**REQUIRED TASK:** Copy exactly the lines from the start of the data below through the one that carries "const sinRelleno = s", and only those.

**COLLECTED MATERIAL:**
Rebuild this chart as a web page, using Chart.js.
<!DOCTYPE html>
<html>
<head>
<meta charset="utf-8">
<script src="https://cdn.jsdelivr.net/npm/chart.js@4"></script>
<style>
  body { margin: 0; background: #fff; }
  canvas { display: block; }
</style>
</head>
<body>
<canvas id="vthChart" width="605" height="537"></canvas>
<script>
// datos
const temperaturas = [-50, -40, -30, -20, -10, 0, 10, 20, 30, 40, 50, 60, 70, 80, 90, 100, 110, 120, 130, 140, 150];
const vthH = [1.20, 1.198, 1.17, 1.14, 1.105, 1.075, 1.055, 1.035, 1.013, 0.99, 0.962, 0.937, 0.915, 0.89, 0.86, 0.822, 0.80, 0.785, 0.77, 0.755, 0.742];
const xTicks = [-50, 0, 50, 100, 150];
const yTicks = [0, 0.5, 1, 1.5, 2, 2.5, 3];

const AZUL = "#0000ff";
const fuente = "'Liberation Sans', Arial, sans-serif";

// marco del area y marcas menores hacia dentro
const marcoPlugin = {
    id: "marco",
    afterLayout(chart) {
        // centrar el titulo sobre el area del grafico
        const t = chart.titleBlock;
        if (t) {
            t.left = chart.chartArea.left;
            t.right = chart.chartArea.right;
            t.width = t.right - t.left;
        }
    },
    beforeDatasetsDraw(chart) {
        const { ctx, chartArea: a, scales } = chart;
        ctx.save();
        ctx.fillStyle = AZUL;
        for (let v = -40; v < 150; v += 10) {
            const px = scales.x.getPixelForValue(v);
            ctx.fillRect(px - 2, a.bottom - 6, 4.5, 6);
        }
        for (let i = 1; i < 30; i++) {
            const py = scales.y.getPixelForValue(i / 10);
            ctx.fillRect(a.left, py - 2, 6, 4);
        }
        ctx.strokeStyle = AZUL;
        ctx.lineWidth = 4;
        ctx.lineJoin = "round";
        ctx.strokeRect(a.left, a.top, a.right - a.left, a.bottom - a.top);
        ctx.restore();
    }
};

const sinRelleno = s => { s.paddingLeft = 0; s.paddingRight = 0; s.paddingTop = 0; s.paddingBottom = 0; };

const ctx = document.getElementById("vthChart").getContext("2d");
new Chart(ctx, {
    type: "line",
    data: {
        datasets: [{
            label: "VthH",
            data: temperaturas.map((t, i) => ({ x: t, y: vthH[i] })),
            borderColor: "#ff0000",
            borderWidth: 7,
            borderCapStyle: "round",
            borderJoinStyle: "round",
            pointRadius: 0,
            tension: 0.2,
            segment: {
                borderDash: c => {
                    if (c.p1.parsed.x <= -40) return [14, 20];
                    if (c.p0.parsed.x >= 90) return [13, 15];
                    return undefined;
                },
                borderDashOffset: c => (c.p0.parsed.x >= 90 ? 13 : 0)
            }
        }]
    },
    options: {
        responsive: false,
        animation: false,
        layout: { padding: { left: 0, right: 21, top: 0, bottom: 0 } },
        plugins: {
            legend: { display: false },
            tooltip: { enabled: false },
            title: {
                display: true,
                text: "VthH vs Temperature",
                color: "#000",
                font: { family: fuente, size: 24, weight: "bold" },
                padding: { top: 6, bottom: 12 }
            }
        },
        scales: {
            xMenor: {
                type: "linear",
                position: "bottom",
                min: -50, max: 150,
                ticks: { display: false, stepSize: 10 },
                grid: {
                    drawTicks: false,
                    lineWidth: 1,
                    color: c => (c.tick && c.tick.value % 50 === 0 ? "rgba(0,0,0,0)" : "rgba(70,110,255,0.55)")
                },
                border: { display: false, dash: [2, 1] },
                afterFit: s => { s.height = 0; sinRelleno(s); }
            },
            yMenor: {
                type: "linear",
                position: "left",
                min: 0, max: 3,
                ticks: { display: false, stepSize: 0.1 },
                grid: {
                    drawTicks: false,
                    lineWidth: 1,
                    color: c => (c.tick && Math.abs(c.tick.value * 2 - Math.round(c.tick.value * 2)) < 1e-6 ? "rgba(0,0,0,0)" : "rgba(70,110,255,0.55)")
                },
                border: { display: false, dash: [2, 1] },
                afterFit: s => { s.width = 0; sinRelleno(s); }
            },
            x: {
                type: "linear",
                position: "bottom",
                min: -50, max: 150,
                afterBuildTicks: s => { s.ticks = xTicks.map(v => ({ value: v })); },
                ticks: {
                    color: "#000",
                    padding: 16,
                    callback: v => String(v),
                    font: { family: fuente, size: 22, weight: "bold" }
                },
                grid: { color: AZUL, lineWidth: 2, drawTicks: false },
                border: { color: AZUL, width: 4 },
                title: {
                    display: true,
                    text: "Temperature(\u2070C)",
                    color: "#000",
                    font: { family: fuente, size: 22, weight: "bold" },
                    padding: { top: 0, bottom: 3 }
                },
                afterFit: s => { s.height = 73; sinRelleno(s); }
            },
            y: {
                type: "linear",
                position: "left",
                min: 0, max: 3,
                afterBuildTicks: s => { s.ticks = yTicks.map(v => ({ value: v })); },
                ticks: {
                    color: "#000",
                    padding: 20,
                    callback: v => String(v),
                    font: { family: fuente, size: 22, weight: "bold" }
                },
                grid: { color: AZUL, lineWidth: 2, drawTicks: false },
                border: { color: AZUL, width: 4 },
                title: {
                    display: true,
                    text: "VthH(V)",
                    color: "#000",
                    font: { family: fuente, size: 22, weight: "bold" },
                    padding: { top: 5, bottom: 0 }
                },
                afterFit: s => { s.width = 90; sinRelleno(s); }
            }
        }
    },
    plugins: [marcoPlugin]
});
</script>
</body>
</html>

**TASK RESULT:**
Rebuild this chart as a web page, using Chart.js.
<!DOCTYPE html>
<html>
<head>
<meta charset="utf-8">
<script src="https://cdn.jsdelivr.net/npm/chart.js@4"></script>
<style>
  body { margin: 0; background: #fff; }
  canvas { display: block; }
</style>
</head>
<body>
<canvas id="vthChart" width="605" height="537"></canvas>
<script>
// datos
const temperaturas = [-50, -40, -30, -20, -10, 0, 10, 20, 30, 40, 50, 60, 70, 80, 90, 100, 110, 120, 130, 140, 150];
const vthH = [1.20, 1.198, 1.17, 1.14, 1.105, 1.075, 1.055, 1.035, 1.013, 0.99, 0.962, 0.937, 0.915, 0.89, 0.86, 0.822, 0.80, 0.785, 0.77, 0.755, 0.742];
const xTicks = [-50, 0, 50, 100, 150];
const yTicks = [0, 0.5, 1, 1.5, 2, 2.5, 3];

const AZUL = "#0000ff";
const fuente = "'Liberation Sans', Arial, sans-serif";

// marco del area y marcas menores hacia dentro
const marcoPlugin = {
    id: "marco",
    afterLayout(chart) {
        // centrar el titulo sobre el area del grafico
        const t = chart.titleBlock;
        if (t) {
            t.left = chart.chartArea.left;
            t.right = chart.chartArea.right;
            t.width = t.right - t.left;
        }
    },
    beforeDatasetsDraw(chart) {
        const { ctx, chartArea: a, scales } = chart;
        ctx.save();
        ctx.fillStyle = AZUL;
        for (let v = -40; v < 150; v += 10) {
            const px = scales.x.getPixelForValue(v);
            ctx.fillRect(px - 2, a.bottom - 6, 4.5, 6);
        }
        for (let i = 1; i < 30; i++) {
            const py = scales.y.getPixelForValue(i / 10);
            ctx.fillRect(a.left, py - 2, 6, 4);
        }
        ctx.strokeStyle = AZUL;
        ctx.lineWidth = 4;
        ctx.lineJoin = "round";
        ctx.strokeRect(a.left, a.top, a.right - a.left, a.bottom - a.top);
        ctx.restore();
    }
};

const sinRelleno = s => { s.paddingLeft = 0; s.paddingRight = 0; s.paddingTop = 0; s.paddingBottom = 0; };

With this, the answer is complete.